成形体中の添加剤量を定量分析することにより、成形体中の添加剤含有量が成形直後の成形体における添加剤による効果よりも成形体を所定時間加温処理した後の添加剤による効果の方が良好となる量であるかどうか判定することが可能となる。
以上、本発明の実施形態につき説明したが、本発明の範囲はこれに限定されるものではなく、発明の趣旨を逸脱しない範囲で種々の変更を加えて実施することができる。本実施形態では、熱可塑性樹脂として直鎖状低密度ポリエチレンを用いたが、これに限らず、他の熱可塑性樹脂とすることも可能である。また、本実施例では添加剤として防曇剤を用いた例について説明したがこれに限らず、他のブリード性を有する添加剤(たとえば、帯電防止剤等)であってもよい。
なお、実施形態及び上記変形例に開示されている構成要件は互いに組合せ可能であり、組合せることにより、新しい技術的特徴を形成することができる。
1 円環パターン(赤色ベタ塗)
2 円環パターン(黒色ベタ塗)

Claims (6)

  1. 熱可塑性樹脂と、ブリード性を有する添加剤とを含有する樹脂組成物からなる成形体であって、前記樹脂組成物中の添加剤含有量は、成形直後の成形体における前記添加剤による効果よりも前記成形体を所定時間加温処理した後の前記添加剤による効果の方が良好となる量である成形体。
  2. 前記熱可塑性樹脂は、ポリオレフィンを主成分とする請求項1~3に記載の成形体。

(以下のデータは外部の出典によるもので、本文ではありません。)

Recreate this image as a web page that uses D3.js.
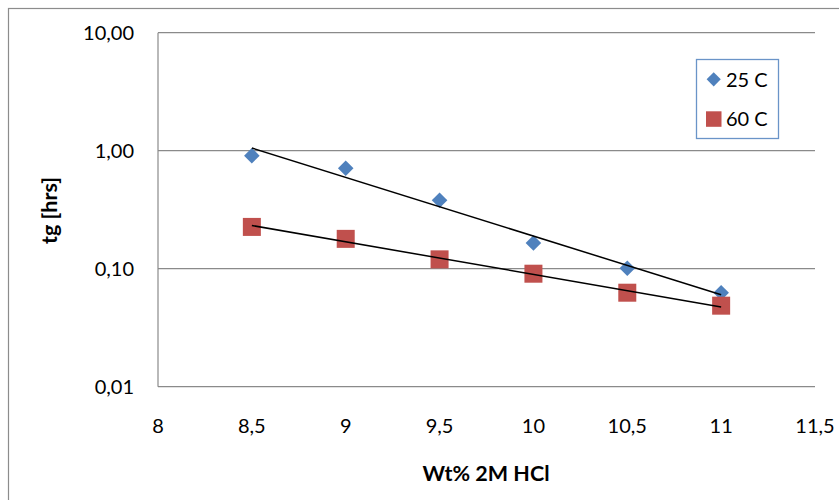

  3. 前記添加剤が防曇剤であり、前記添加剤による効果が防曇性能である請求項1又は2に記載の成形体。
  4. 前記成形体の形状が、フィルム状乃至シート状、フィルム乃至シートから構成された製品、又は、フィルム乃至シートからなる帯状体若しくは筒状体がロール状に巻かれてなるロール状体である請求項1~3のいずれか1項に記載の成形体。
  5. 請求項1~4のいずれか1項に記載の成形体を用いた成形体の処理方法であって、前記成形体を所定時間加温処理する成形体の処理方法。
  6. 前記加温処理温度が30℃~80℃である請求項5に記載の成形体の処理方法。